The highest of our evening was seeing the eruption of Old Faithful with thousands of other onlooking tourists. We are looking forward to touring the geyser basin with a park ranger early tomorrow morning before the crowds emerge.
Throughout our journey through the park, we have observed plants and animals that are highly adapted to the climate and geology of Yellowstone. The uniqueness of this amazing place continues to inspire us to educate our students to protect and preserve nature for future generations.

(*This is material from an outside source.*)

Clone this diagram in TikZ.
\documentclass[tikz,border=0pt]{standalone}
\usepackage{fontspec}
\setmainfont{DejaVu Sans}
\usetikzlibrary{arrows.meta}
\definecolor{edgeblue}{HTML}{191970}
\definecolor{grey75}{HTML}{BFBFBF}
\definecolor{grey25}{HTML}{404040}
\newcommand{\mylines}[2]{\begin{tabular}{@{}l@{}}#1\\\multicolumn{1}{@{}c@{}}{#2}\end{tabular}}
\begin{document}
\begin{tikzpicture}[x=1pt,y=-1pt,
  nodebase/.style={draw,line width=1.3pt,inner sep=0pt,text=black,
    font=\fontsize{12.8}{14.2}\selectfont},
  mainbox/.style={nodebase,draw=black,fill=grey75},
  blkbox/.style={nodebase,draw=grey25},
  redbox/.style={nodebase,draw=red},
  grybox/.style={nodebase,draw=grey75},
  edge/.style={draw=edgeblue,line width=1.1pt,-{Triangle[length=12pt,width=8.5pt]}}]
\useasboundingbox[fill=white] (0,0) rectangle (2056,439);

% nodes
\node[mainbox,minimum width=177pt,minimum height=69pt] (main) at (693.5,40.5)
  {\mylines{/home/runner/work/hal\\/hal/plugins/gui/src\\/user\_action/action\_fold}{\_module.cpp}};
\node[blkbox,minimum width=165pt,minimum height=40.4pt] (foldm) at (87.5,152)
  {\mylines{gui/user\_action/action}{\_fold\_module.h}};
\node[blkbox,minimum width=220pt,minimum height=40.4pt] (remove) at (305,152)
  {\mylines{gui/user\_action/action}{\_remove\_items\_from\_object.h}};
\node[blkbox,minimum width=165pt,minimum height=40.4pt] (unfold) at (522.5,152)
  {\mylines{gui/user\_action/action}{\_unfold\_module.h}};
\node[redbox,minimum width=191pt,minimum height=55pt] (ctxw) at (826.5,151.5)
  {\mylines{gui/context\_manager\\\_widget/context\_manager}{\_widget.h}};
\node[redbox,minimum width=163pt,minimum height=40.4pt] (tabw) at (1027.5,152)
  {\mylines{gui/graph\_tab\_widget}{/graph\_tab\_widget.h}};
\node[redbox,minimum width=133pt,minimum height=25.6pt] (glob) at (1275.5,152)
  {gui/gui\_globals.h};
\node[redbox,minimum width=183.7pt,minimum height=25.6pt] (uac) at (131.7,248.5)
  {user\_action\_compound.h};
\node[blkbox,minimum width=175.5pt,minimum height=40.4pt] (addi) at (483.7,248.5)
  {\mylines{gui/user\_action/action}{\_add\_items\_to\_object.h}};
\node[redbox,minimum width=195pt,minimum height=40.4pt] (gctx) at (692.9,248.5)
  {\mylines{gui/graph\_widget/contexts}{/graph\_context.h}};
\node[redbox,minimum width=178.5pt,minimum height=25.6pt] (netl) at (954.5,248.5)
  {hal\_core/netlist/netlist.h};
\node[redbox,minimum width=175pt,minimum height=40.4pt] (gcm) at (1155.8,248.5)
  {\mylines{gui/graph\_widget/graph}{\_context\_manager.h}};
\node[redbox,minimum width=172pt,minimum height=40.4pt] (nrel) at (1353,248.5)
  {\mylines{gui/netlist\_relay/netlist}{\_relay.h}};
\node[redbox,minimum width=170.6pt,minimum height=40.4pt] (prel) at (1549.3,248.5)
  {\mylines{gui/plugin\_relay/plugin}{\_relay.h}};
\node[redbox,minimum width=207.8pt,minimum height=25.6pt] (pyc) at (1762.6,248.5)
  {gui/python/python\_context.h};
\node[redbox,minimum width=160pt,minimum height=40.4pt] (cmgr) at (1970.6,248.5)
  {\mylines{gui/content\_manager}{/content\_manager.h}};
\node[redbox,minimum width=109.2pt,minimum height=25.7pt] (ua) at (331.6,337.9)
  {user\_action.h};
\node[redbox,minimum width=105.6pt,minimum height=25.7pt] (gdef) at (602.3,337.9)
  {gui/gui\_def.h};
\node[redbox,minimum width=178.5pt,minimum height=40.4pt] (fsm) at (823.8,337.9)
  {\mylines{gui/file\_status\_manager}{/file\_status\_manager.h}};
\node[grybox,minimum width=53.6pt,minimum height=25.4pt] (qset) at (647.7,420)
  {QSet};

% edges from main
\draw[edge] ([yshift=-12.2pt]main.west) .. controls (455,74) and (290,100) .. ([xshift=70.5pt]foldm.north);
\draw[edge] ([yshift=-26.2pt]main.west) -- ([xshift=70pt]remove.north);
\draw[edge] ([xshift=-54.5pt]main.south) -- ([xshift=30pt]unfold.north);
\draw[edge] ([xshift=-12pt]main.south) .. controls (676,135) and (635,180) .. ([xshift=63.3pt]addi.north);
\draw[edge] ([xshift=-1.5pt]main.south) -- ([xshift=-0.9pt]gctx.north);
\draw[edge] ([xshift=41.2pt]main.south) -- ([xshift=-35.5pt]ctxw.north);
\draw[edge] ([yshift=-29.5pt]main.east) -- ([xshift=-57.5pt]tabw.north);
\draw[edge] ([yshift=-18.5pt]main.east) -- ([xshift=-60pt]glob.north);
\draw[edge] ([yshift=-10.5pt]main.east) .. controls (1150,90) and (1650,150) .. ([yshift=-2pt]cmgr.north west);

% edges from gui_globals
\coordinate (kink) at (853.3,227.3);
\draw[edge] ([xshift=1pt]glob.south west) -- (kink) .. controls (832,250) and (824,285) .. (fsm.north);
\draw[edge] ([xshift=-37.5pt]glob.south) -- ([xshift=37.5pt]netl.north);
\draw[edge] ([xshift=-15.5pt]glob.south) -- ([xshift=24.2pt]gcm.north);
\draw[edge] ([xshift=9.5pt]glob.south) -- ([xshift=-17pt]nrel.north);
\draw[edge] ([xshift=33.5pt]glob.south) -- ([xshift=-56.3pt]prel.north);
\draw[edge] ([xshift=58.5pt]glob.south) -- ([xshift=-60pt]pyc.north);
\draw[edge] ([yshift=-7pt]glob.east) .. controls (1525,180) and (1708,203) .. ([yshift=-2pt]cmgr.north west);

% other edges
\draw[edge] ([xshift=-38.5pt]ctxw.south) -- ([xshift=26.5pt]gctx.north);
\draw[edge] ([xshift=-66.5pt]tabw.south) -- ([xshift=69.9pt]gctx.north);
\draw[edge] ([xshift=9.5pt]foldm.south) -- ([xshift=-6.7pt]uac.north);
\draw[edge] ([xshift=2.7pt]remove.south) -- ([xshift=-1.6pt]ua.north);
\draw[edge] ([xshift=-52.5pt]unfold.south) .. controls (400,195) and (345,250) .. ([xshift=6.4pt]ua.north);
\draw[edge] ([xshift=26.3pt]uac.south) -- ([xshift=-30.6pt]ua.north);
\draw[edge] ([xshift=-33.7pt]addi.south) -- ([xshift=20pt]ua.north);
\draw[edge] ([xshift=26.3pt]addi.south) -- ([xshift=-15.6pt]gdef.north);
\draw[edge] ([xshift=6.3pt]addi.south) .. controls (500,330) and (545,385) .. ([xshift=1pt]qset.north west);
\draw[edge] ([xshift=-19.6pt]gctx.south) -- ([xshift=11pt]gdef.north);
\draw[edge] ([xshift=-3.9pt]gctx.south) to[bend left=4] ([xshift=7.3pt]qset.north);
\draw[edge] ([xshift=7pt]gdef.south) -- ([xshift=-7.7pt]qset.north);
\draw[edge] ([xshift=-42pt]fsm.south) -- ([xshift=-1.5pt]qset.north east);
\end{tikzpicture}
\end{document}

Inspire. Educate. Preserve.
Our last safari through the Lamar Valley began at dawn. We weren’t disappointed. Herds of bison had charged downhill the previous evening. Here in the softer grass they had begun to breakfast. We said goodbye to moose and black bear.
Then we went south into the canyon and deep into geologic time. From the Mount Washburn overlook, we fit the puzzle pieces of rock type and rock formation processes that make up Yellowstone. Below us lay evidence of the catastrophic explosion that helped shape the park, and set the state for the creation of the Grand Canyon of the Yellowstone and its famous overlook Artist Point. There we had an impromptu art lesson and each painted our own view of the Lower Falls of the Yellowstone, a site immortalized by painters since the 19th century.
We then descended into the sulphurous bubblings of Dragon’s Mouth Spring in the Mud Volcano area. En route we walked paths lined with spring beauty, white phlox, and other western wildflowers with North Carolina counterparts, blooming in what was once the scorched earth of the infamous wildfires of the summer of 1988 — fires that were not destructive, but rather the source of new life.
Nature does not hurry, yet everything is accomplished.